Transcribe the listing in full, excluding any pictures.

A run of records

━━━━━━━━━━

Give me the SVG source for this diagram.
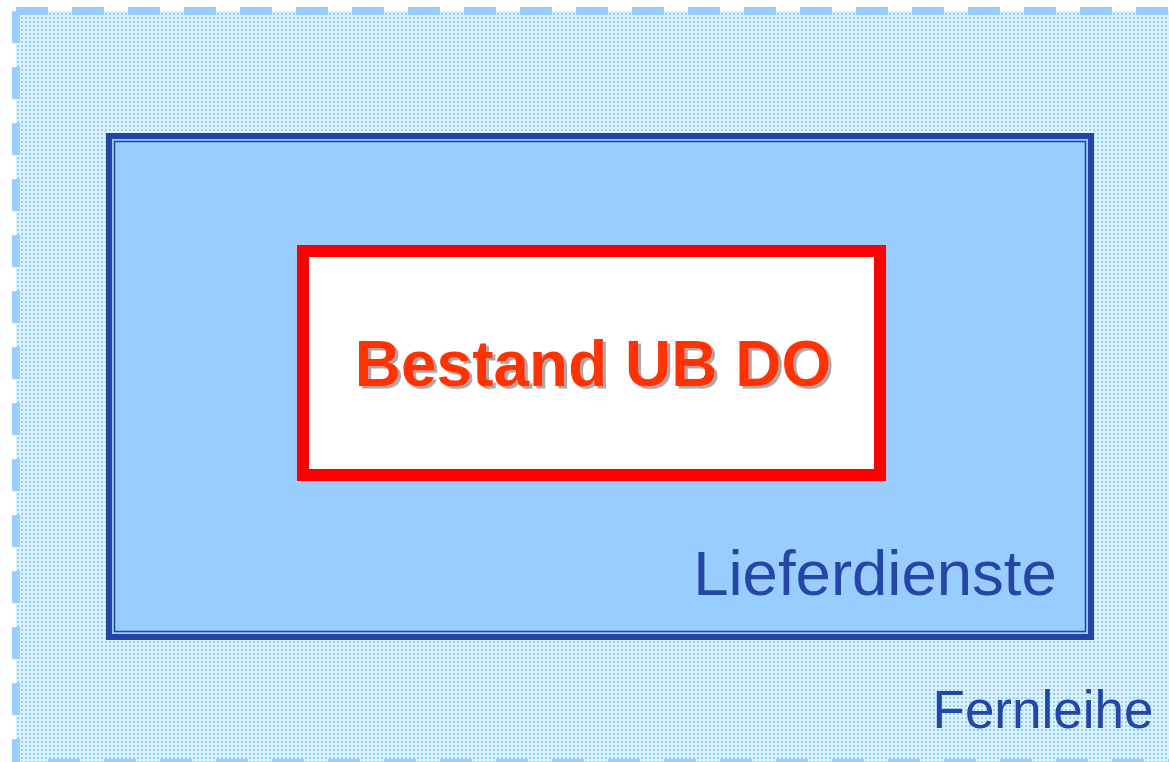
<svg xmlns="http://www.w3.org/2000/svg" width="1169" height="762" viewBox="0 0 1169 762">
<defs>
<pattern id="dots" x="0" y="0" width="4" height="4" patternUnits="userSpaceOnUse">
<rect width="4" height="4" fill="#dcf0fc"/>
<rect x="1" y="1" width="2" height="2" fill="#8ed2fb"/>
</pattern>
<filter id="shadow" x="-5%" y="-20%" width="110%" height="140%">
<feDropShadow dx="3" dy="2.5" stdDeviation="0.6" flood-color="#a8a8a8" flood-opacity="1"/>
</filter>
</defs>
<style>
.dash{stroke:#99ccff;stroke-width:8;stroke-dasharray:32 24;fill:none}
.lbl{font-family:"Liberation Sans",Arial,sans-serif;fill:#2446a6}
.title{font-family:"Liberation Sans",Arial,sans-serif;font-weight:bold;font-size:64px;text-anchor:middle;fill:#ff3300}
</style>
<rect width="1169" height="762" fill="#ffffff"/>
<g id="fernleihe">
<rect x="16" y="11" width="1160" height="760" fill="url(#dots)"/>
<line class="dash" x1="16" y1="11" x2="1175" y2="11"/>
<line class="dash" x1="16" y1="11" x2="16" y2="775"/>
<line class="dash" x1="48" y1="763" x2="1175" y2="763"/>
<text class="lbl" x="1043" y="728" font-size="53" text-anchor="middle">Fernleihe</text>
</g>
<g id="lieferdienste">
<rect x="109" y="136" width="982" height="501" fill="#99ccff" stroke="#2244a4" stroke-width="6"/>
<rect x="114.5" y="141.5" width="971" height="490" fill="none" stroke="#2244a4" stroke-width="1.5"/>
<text class="lbl" x="875" y="595" font-size="63.5" text-anchor="middle">Lieferdienste</text>
</g>
<g id="bestand">
<rect x="303" y="251" width="577" height="224" fill="#ffffff" stroke="#ff0000" stroke-width="12"/>
<text class="title" x="593" y="386" filter="url(#shadow)">Bestand UB DO</text>
</g>
<g id="connectors"/>
</svg>
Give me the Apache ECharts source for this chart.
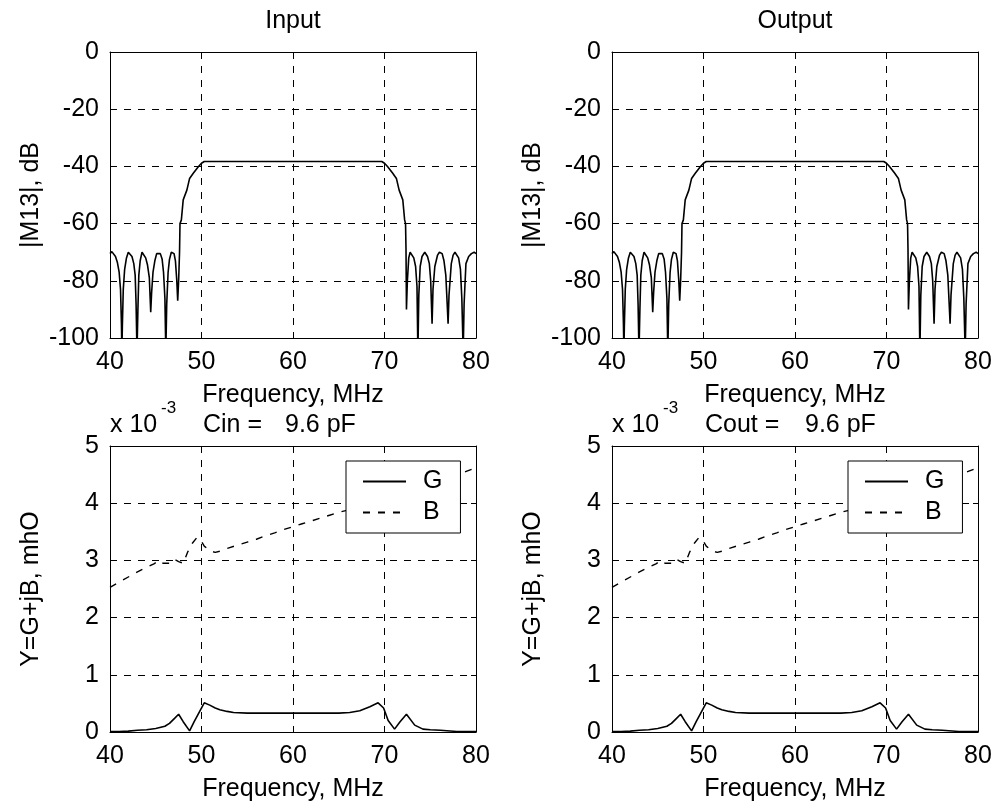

━━━━━━━━━━

* Solved problem:
Give me the SVG source for this diagram.
<svg xmlns="http://www.w3.org/2000/svg" width="1169" height="762" viewBox="0 0 1169 762">
<defs>
<pattern id="dots" x="0" y="0" width="4" height="4" patternUnits="userSpaceOnUse">
<rect width="4" height="4" fill="#dcf0fc"/>
<rect x="1" y="1" width="2" height="2" fill="#8ed2fb"/>
</pattern>
<filter id="shadow" x="-5%" y="-20%" width="110%" height="140%">
<feDropShadow dx="3" dy="2.5" stdDeviation="0.6" flood-color="#a8a8a8" flood-opacity="1"/>
</filter>
</defs>
<style>
.dash{stroke:#99ccff;stroke-width:8;stroke-dasharray:32 24;fill:none}
.lbl{font-family:"Liberation Sans",Arial,sans-serif;fill:#2446a6}
.title{font-family:"Liberation Sans",Arial,sans-serif;font-weight:bold;font-size:64px;text-anchor:middle;fill:#ff3300}
</style>
<rect width="1169" height="762" fill="#ffffff"/>
<g id="fernleihe">
<rect x="16" y="11" width="1160" height="760" fill="url(#dots)"/>
<line class="dash" x1="16" y1="11" x2="1175" y2="11"/>
<line class="dash" x1="16" y1="11" x2="16" y2="775"/>
<line class="dash" x1="48" y1="763" x2="1175" y2="763"/>
<text class="lbl" x="1043" y="728" font-size="53" text-anchor="middle">Fernleihe</text>
</g>
<g id="lieferdienste">
<rect x="109" y="136" width="982" height="501" fill="#99ccff" stroke="#2244a4" stroke-width="6"/>
<rect x="114.5" y="141.5" width="971" height="490" fill="none" stroke="#2244a4" stroke-width="1.5"/>
<text class="lbl" x="875" y="595" font-size="63.5" text-anchor="middle">Lieferdienste</text>
</g>
<g id="bestand">
<rect x="303" y="251" width="577" height="224" fill="#ffffff" stroke="#ff0000" stroke-width="12"/>
<text class="title" x="593" y="386" filter="url(#shadow)">Bestand UB DO</text>
</g>
<g id="connectors"/>
</svg>
Give me the Apache ECharts source for this chart.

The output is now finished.